Do you prefer training alone or with partners? Both have their pros and cons. Training with a group or a partner can be more fun. Having someone to chat with on long rides and runs, or someone to push you on those hard intervals can be a huge benefit to your training and help pass the time. But what about when no one can join you for your long ride or run? There are times during every athlete’s training when they have to go at it alone. Learn to love solo training because of these benefits.

Better chance of sticking to your training plan – When training with others, it’s almost guaranteed that you are going to sacrifice your own training to accommodate someone else’s. Most likely this means going way too hard on easy days and not hard enough on hard days. It’s very hard to stick to your specific paces, power zones, or heart rate zones when you have someone next to you speeding you up, or slowing you down. When you are on your own, chances of you sticking to your specific workout are much greater.

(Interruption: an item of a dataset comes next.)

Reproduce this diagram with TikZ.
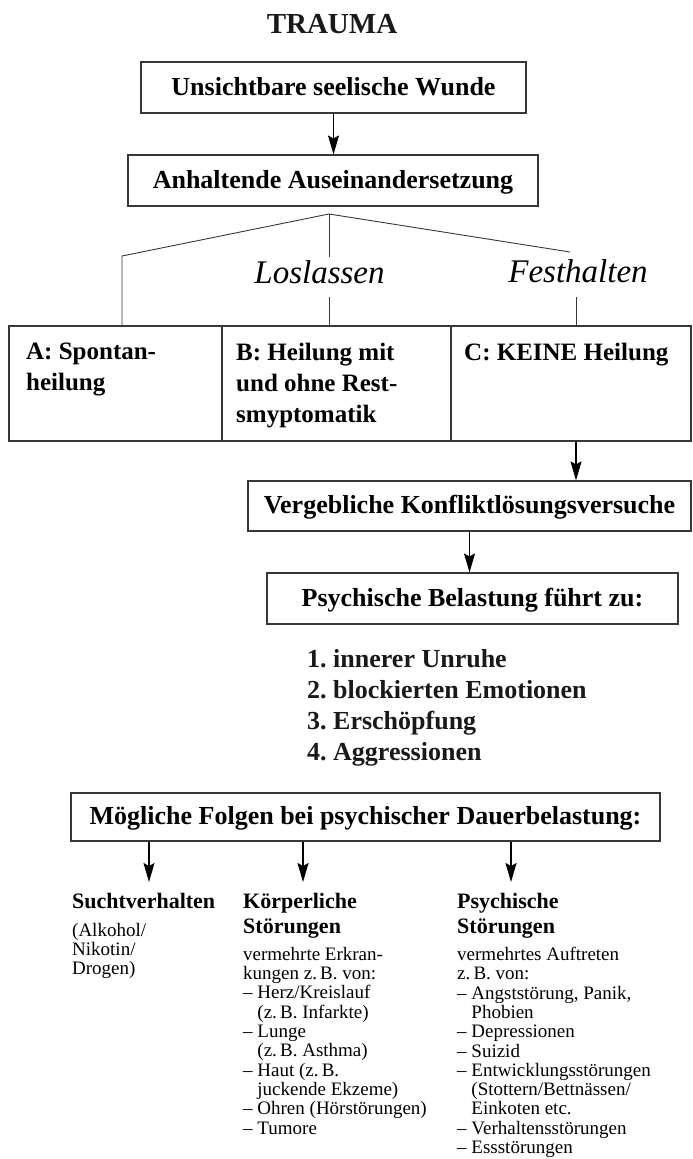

Logistics – Logistically, it’s just easier. You have a two hour ride on the schedule lined up on the weekend. It turns into three hours because you are waiting around for other people and trying to coordinate. Other people’s problems become your problems, their flat tires become your flat tires, their bathroom breaks, become…. well, you get my point. Training on your own will minimize lag time and you’ll get your work done, quicker, giving you time to get back to the rest of life.

Therapy – Riding or running with others generally requires having long conversations. For me, I like to disconnect with the rest of the world. Training is often my time to escape from everything else. It’s a part of the day where I don’t have to answer emails, talk on the phone, and just enjoy being with my own thoughts. Being on your own let’s think about whatever you want. It’s awesome and makes you feel free.

It makes you stronger! You start to learn a lot about your character when you are bonking four hours into a six hour ride, you still have two hours to go. You have to establish enough mental strength to get back home on your own, without your training buddy there to share his last snack cake with you. Those days where you have to suck it up and drive on by yourself will pay off on race day when it’s just you and your own thoughts to get you to the finish line.